- - Monday, January 1, 2018

ROME — A specter is haunting Italy: the specter of once-reviled dictator Benito Mussolini’s face on key chains and T-shirts, billboards and wine bottles.

In what supporters say is a bid to curb budding far-right nationalism in the country that helped give birth to modern-day fascism, the Italian parliament had been weighing a bill that would have made disseminating fascist propaganda — including, potentially, images of Mussolini — illegal.

If approved, the proposal would provide for a prison sentence of up to two years for those who convicted for making the fascist Roman salute, praising fascist ideas or selling items that recall Mussolini’s government or the Nazi totalitarian regime.

Another eight months can be tacked on to the sentence if the imagery appears on the internet.

In September, the Italian Chamber of Deputies voted 261 to 122 to approve the bill, proposed by the ruling center-left Democratic Party (PD), led by former Prime Minister Matteo Renzi. The bill stalled, however, when the Senate failed to move on the legislation before parliament was dissolved last week in anticipation of national elections this spring.

Still, the very idea of ban on even images of the man who called himself Il Duce ignited a spirited debate over how the government should curb noxious ideas — and whether that was a role for the government to play at all.

PD lawmaker Emanuele Fiano, who drafted the bill, denies it was intended as an attack on free expression, describing it to the Reuters news agency as “a brake on neo-fascist regurgitation and a return of extreme right-wing ideology.”

Mr. Fiano belongs to a Jewish family and told The Washington Times in an interview that the subject is a personal one for him.

“The bill punishes the acts of propaganda, which can also take place through the production, distribution or sale of items or symbols. However it does not punish the simple sale or possession of these items,” Mr. Fiano said.

However, the legislative proposal has come in for a great deal of criticism, and not just from the sellers of Mussolini-themed gadgets and memorabilia. Many center-right parties and the anti-establishment Five Star Movement voted against the bill.

Matteo Salvini, the leader of the conservative Northern League and a member of the European Parliament, is one of the strongest opponents to Mr. Fiano’s bill.

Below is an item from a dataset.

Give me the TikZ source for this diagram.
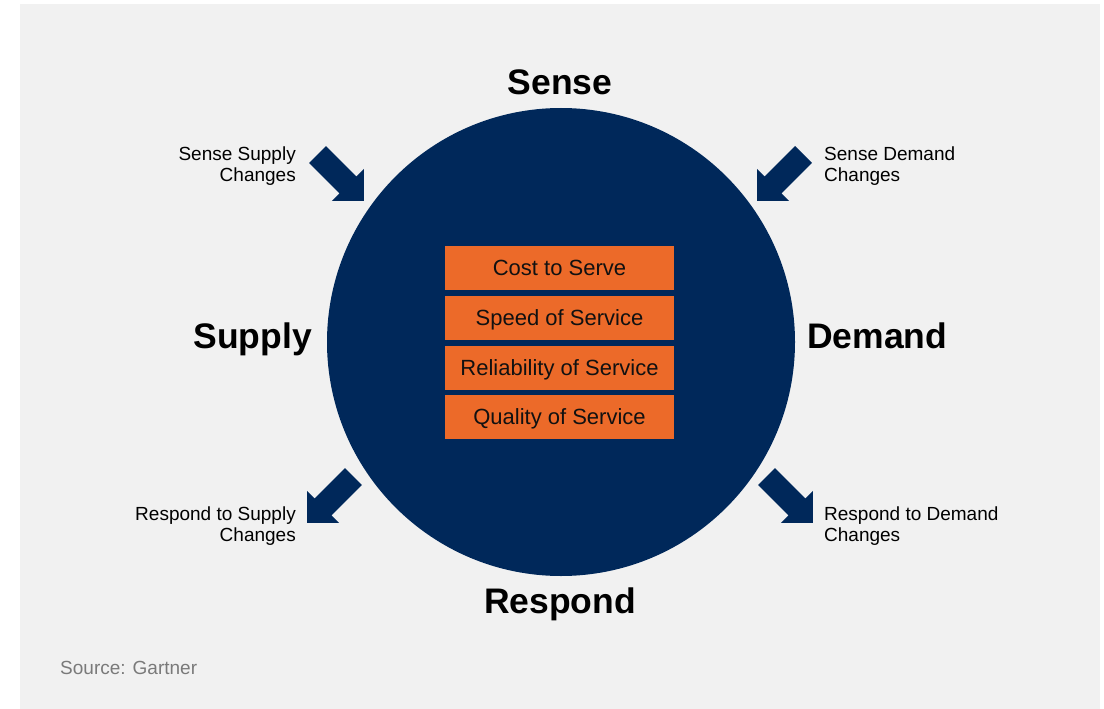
\documentclass[tikz,border=0pt]{standalone}
\usepackage{fontspec}
\setmainfont{Liberation Sans}
\definecolor{navy}{HTML}{00285A}
\definecolor{tangerine}{HTML}{EC6A29}
\definecolor{panel}{HTML}{F1F1F1}
\definecolor{ink}{HTML}{111111}
\definecolor{note}{HTML}{7A7A7A}
\tikzset{
  hub/.style={circle, fill=navy, minimum size=468pt, inner sep=0pt},
  metric/.style={fill=tangerine, text=ink, minimum width=229pt, minimum height=44pt,
    inner sep=0pt, text height=15.5pt, text depth=0pt,
    font=\fontsize{22}{24}\selectfont},
  phase/.style={inner sep=0pt, font=\bfseries\fontsize{35.5}{40}\selectfont},
  cue/.style={inner sep=0pt, font=\fontsize{19}{21}\selectfont},
  blockarrow/.pic={
    \fill[navy] (0,-12) -- (43,-12) -- (43,-22.6) -- (65.6,0) -- (43,22.6)
      -- (43,12) -- (0,12) -- cycle;
  }
}
\begin{document}
\begin{tikzpicture}[x=1pt,y=-1pt]
\useasboundingbox (0,0) rectangle (1104,709);
\fill[panel] (20,4) rectangle (1100,709);

% central circle with the four service metrics
\node[hub] (hub) at (561,342) {};
\node[metric] (cost) at (559.5,268) {Cost to Serve};
\node[metric] (speed) at (559.5,318) {Speed of Service};
\node[metric] (reliab) at (559.5,368) {Reliability of Service};
\node[metric] (quality) at (559.5,417) {Quality of Service};

% phase labels around the circle
\node[phase, anchor=base] (sense) at (560,95) {Sense};
\node[phase, anchor=base] (respond) at (560,613) {Respond};
\node[phase, anchor=base east] (supply) at (312,348) {Supply};
\node[phase, anchor=base west] (demand) at (807,348) {Demand};

% block arrows: sensing points inwards, responding points outwards
\pic[rotate=-45] at (317.5,154.5) {blockarrow};
\pic[rotate=-135] at (803.5,154.5) {blockarrow};
\pic[rotate=-135] at (353.5,476.5) {blockarrow};
\pic[rotate=-45] at (766.5,476.5) {blockarrow};

% arrow captions (anchored on the baseline of their last line)
\node[cue, align=right, anchor=base east] (ssc) at (296,181) {Sense Supply\\Changes};
\node[cue, align=left, anchor=base west] (sdc) at (824,181) {Sense Demand\\Changes};
\node[cue, align=right, anchor=base east] (rsc) at (296,541) {Respond to Supply\\Changes};
\node[cue, align=left, anchor=base west] (rdc) at (824,541) {Respond to Demand\\Changes};

\node[inner sep=0pt, anchor=base west, text=note, font=\fontsize{19}{22}\selectfont]
  (source) at (60,674) {Source: Gartner};
\end{tikzpicture}
\end{document}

“When I first heard about this bill, I thought it was a joke,” he told The Washington Times in an interview. “What’s the point of a law that punishes those who, in 2017, own a photo of Mussolini? It’s crazy.”

“I want to reassure the American readers that in Italy there is no risk of the return of fascism or of other ideologies that were condemned by history. Italy has other priorities today — a lack of jobs, excessive taxation, social security and safety.”

Losing their way

Mr. Salvini said the measure is just one more sign of how once-dominant center-left and socialist parties have lost their way, opening the door for nationalist and populist parties to make unprecedented gains in countries across the continent in recent years.

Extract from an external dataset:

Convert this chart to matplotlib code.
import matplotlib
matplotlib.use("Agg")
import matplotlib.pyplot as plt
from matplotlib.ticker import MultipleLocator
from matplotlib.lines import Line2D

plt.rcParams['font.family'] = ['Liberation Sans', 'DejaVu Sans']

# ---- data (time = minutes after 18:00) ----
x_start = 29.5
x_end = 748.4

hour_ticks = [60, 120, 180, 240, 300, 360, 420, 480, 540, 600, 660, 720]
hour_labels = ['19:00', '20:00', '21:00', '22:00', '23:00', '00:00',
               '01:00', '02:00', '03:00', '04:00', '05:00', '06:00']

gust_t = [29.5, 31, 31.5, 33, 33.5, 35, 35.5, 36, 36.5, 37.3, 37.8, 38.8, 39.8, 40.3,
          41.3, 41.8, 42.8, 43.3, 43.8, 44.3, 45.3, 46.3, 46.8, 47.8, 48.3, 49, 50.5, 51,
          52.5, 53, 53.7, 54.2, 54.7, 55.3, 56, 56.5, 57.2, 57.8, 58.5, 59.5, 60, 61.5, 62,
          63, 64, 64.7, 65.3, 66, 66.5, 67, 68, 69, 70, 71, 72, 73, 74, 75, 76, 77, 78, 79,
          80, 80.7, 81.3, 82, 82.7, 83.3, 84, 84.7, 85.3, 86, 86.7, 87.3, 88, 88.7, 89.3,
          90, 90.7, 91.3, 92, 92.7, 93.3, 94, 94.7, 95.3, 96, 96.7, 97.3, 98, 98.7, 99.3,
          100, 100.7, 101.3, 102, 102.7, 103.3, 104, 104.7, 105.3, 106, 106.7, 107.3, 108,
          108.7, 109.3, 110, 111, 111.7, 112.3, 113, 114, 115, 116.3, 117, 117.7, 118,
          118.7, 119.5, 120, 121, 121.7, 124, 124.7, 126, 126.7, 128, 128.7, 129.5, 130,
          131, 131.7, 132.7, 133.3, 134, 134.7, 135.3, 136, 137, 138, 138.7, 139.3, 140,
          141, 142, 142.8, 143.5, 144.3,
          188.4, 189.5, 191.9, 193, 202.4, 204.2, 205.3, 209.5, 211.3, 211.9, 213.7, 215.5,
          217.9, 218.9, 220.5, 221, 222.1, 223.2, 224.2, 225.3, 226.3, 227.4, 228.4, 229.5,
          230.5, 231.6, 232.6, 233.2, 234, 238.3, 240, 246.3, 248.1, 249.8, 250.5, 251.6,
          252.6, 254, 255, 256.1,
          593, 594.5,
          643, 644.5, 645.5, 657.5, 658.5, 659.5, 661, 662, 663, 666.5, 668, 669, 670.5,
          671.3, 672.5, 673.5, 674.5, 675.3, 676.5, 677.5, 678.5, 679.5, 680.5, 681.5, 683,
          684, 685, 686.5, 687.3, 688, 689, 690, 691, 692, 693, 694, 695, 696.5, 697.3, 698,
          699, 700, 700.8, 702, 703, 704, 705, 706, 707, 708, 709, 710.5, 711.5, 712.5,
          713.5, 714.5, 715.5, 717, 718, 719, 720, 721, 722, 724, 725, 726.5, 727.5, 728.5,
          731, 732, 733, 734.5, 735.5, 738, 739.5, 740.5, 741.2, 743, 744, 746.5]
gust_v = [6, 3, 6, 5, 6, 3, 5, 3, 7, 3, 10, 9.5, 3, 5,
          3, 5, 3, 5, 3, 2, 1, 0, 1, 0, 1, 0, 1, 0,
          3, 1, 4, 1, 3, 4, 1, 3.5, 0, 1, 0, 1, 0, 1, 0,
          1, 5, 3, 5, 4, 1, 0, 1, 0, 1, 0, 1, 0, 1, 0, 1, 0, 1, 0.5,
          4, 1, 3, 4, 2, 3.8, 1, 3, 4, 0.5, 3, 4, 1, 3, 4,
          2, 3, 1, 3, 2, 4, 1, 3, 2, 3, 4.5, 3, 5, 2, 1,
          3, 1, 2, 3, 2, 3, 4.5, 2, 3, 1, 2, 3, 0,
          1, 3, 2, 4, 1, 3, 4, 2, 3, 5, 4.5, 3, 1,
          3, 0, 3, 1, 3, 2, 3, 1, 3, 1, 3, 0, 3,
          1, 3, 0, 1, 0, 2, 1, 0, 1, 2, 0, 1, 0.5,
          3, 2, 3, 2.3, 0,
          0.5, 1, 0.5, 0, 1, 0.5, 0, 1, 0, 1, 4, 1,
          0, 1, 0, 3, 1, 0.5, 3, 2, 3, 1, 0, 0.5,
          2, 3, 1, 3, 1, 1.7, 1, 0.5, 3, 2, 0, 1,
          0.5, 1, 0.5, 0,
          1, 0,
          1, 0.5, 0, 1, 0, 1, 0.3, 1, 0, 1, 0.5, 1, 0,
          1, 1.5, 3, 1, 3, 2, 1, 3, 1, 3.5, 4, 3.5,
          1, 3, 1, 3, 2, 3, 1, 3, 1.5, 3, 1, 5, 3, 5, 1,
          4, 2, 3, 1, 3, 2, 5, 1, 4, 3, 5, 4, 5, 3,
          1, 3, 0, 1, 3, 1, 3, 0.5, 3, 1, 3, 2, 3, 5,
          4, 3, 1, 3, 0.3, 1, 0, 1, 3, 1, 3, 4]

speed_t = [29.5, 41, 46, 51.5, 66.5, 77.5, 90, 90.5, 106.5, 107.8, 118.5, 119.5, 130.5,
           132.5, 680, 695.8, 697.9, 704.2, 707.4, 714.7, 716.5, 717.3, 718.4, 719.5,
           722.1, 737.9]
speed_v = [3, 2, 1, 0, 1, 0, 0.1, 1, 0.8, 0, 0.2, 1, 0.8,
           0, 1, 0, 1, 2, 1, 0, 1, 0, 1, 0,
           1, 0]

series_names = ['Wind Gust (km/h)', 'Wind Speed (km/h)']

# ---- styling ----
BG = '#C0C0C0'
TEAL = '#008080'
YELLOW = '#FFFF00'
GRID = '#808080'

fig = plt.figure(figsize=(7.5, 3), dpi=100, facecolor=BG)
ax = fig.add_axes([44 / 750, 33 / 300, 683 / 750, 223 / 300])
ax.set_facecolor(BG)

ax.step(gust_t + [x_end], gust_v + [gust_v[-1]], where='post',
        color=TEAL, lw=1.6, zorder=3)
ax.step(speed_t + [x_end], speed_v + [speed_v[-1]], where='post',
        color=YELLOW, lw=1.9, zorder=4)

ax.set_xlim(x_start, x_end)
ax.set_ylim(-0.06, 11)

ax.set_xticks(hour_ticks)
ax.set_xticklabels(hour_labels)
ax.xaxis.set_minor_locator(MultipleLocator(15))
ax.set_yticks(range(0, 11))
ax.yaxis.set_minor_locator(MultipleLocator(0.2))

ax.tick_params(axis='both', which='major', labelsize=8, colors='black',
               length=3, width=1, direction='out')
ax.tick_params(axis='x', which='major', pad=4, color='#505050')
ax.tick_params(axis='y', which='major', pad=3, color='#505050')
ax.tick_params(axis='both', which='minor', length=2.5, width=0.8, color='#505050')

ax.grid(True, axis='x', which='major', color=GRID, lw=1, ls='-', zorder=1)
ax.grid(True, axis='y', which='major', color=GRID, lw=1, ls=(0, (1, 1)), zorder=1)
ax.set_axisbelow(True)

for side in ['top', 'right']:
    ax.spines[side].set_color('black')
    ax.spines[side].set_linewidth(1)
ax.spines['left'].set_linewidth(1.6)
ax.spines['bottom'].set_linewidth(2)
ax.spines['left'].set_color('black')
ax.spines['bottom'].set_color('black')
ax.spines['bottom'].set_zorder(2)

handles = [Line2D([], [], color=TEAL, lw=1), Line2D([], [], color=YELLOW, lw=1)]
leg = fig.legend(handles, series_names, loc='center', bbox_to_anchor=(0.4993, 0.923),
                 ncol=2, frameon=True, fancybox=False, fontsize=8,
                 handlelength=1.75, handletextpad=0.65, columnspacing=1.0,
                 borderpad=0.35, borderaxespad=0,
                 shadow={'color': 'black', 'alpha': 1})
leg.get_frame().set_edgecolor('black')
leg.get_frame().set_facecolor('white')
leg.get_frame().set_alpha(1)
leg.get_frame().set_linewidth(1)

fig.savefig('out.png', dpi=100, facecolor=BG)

“The Italian left has lost touch with the current social situation,” he said. “It is no longer able to offer a vision of the future and uses the specter of the past in an attempt to alarm the older voters: those voters who really experienced the tragedy of the Second World War.”

But, he added, “it won’t work.”

The effort to control pro-fascist propaganda in the wake of Italy’s disastrous experiences in World War II has a long pedigree.

In 1952, Interior Minister Mario Scelba signed a law still on the books that prohibits the restoration of Mussolini’s National Fascist Party and punishes anyone who publicly praises principles or methods linked to Mussolini’s ideology. It provides for a prison sentence of between six months and two years.

In the mid-1990s, another interior minister, Nicola Mancino, signed a law that punishes acts and slogans linked to Nazi-fascist ideology, targeting those who incite violence and discrimination on the grounds of race, ethnicity, religion and nationality. The law also punishes the use of symbols associated with the ultra-right political movements.

Mr. Fiano and his PD allies note that despite the laws that have been on the books for more than six decades, actual prosecutions and convictions are rare. Pro-fascist propaganda can only be deemed illegal under the current laws if it is seen as an attempt to revive Mussolini’s defunct Fascist Party.

Nearly a decade of economic stagnation and political upheaval in Europe following the Great Recession of 2008 has only increased the tensions over social inequality, economic stagnation and mistrust toward ruling parties and institutions.

Add to that the divisions — especially acute here — over the issue of immigration and the treatment of hundreds of thousands of illegal immigrants from North Africa and the Middle East who have been washing up on Italy’s shores.

“Democracies should not prohibit the freedom of opinion,” Mr. Fiano contended, but should protect themselves against “the possibility of propagating the worst deadly ideas of the European history.”

The issue is not dead thought the fight over the legislation may be moot — for now.

President Sergio Mattarella dissolved parliament last week in the run-up to hotly contested national elections to be held March 4. Center-right parties linked to controversial 81-year-old former Prime Minister Silvio Berlusconi are expected to make a strong showing, but polls also suggest the country could be a period of uncertainty, with no party able to win a decisive majority.